Data extract.

***

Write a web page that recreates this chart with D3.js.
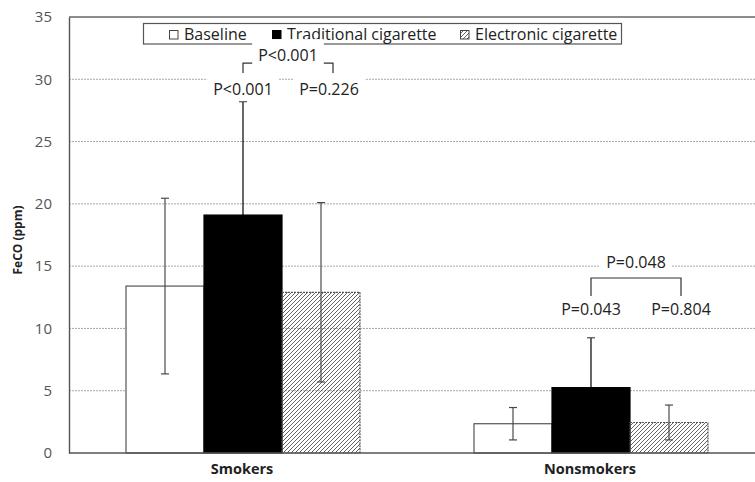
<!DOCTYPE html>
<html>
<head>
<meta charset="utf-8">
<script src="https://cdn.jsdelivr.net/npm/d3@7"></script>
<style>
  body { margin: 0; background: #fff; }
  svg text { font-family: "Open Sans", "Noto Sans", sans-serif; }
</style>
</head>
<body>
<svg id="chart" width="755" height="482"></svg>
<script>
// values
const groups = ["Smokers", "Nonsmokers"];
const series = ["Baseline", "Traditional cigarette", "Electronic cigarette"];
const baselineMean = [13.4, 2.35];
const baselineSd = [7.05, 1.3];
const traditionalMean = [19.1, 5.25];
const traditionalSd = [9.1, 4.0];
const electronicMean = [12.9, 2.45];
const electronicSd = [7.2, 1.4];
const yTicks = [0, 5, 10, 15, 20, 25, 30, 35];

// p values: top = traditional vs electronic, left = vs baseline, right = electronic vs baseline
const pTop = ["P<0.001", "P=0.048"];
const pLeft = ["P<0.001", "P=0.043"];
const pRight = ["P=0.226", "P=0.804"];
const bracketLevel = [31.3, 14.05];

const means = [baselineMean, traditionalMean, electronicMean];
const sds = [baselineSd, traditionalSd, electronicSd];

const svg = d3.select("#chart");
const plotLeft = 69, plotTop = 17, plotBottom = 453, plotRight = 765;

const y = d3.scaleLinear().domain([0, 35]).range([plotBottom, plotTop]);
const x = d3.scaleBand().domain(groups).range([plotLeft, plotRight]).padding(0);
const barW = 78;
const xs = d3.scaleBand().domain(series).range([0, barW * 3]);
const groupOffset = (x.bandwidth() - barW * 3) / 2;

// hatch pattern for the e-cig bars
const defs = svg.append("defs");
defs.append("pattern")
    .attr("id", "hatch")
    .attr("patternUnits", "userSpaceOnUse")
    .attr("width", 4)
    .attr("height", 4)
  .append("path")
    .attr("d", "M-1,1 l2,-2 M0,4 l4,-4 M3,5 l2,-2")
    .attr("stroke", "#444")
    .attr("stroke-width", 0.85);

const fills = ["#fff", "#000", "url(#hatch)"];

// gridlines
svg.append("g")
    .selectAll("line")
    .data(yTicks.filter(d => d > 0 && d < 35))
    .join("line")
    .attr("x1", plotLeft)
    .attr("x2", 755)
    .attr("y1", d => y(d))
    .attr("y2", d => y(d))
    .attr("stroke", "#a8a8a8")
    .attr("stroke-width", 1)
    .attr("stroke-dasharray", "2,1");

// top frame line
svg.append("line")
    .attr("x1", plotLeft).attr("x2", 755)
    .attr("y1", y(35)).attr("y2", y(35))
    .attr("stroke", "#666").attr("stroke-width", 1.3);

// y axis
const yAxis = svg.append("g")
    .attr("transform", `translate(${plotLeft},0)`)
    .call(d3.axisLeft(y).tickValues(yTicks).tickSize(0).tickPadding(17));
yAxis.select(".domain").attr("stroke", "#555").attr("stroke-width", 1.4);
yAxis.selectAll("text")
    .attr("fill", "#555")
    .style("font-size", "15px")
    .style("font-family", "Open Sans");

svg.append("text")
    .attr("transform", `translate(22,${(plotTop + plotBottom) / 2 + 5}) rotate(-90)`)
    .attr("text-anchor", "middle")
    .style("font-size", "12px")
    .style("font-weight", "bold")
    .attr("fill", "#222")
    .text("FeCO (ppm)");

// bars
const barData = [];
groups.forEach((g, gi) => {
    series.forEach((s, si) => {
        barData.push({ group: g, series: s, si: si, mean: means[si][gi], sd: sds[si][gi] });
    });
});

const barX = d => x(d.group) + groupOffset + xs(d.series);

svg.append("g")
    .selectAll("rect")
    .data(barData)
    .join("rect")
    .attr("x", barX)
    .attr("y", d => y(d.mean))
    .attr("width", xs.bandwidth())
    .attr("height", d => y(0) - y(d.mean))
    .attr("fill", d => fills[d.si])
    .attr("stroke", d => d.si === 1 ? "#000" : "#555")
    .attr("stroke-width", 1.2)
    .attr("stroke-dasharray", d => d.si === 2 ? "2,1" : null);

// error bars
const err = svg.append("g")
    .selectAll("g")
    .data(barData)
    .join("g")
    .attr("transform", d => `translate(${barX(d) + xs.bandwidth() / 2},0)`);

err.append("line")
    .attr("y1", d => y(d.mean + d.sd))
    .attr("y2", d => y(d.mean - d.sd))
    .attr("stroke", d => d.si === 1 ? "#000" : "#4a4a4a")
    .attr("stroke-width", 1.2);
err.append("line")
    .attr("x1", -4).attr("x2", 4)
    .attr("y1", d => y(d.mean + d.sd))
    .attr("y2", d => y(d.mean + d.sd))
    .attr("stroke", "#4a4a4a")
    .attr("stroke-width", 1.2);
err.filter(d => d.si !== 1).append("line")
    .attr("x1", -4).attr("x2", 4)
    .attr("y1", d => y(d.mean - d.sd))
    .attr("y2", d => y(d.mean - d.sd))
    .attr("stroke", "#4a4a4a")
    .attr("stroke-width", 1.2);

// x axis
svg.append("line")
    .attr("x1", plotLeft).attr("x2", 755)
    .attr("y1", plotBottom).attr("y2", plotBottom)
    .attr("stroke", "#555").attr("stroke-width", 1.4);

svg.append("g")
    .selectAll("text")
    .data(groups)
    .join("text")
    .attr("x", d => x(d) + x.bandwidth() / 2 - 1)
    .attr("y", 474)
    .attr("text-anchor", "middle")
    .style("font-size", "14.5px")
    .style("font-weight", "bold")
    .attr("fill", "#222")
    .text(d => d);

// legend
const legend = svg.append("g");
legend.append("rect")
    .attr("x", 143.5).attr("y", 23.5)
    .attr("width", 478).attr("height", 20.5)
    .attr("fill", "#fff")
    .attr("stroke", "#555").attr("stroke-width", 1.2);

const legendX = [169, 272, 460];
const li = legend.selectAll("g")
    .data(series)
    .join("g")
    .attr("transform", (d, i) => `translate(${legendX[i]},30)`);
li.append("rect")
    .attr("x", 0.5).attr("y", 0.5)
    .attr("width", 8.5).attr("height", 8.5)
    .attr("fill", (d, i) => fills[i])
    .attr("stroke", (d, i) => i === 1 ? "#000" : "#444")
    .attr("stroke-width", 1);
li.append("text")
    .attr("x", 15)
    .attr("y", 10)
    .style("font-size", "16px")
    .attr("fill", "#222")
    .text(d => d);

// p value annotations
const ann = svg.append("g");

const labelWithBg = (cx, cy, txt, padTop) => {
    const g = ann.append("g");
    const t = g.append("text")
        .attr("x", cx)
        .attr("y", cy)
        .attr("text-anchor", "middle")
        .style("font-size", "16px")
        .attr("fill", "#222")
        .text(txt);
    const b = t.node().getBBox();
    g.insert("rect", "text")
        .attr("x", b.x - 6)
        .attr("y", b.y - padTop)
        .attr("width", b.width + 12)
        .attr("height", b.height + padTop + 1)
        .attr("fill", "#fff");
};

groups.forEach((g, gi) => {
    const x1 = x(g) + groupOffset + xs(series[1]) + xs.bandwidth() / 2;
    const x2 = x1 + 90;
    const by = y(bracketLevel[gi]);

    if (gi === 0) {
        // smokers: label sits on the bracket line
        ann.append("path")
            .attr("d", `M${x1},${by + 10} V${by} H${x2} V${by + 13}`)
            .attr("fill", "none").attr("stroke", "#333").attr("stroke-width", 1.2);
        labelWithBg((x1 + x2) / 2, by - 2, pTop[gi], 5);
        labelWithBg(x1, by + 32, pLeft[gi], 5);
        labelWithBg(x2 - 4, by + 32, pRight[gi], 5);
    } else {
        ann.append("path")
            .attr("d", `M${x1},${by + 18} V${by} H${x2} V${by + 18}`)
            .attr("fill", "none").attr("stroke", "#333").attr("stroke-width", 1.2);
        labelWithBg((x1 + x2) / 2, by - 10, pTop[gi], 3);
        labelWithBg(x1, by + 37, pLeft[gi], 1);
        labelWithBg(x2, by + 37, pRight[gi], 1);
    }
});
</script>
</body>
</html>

***

What is required.
Return exactly what appears from the opening line of the material through the line with "const plotLeft = 69, plotTop", apart from the pictures.

Answer for this exercise.
Write a web page that recreates this chart with D3.js.
<!DOCTYPE html>
<html>
<head>
<meta charset="utf-8">
<script src="https://cdn.jsdelivr.net/npm/d3@7"></script>
<style>
  body { margin: 0; background: #fff; }
  svg text { font-family: "Open Sans", "Noto Sans", sans-serif; }
</style>
</head>
<body>
<svg id="chart" width="755" height="482"></svg>
<script>
// values
const groups = ["Smokers", "Nonsmokers"];
const series = ["Baseline", "Traditional cigarette", "Electronic cigarette"];
const baselineMean = [13.4, 2.35];
const baselineSd = [7.05, 1.3];
const traditionalMean = [19.1, 5.25];
const traditionalSd = [9.1, 4.0];
const electronicMean = [12.9, 2.45];
const electronicSd = [7.2, 1.4];
const yTicks = [0, 5, 10, 15, 20, 25, 30, 35];

// p values: top = traditional vs electronic, left = vs baseline, right = electronic vs baseline
const pTop = ["P<0.001", "P=0.048"];
const pLeft = ["P<0.001", "P=0.043"];
const pRight = ["P=0.226", "P=0.804"];
const bracketLevel = [31.3, 14.05];

const means = [baselineMean, traditionalMean, electronicMean];
const sds = [baselineSd, traditionalSd, electronicSd];

const svg = d3.select("#chart");
const plotLeft = 69, plotTop = 17, plotBottom = 453, plotRight = 765;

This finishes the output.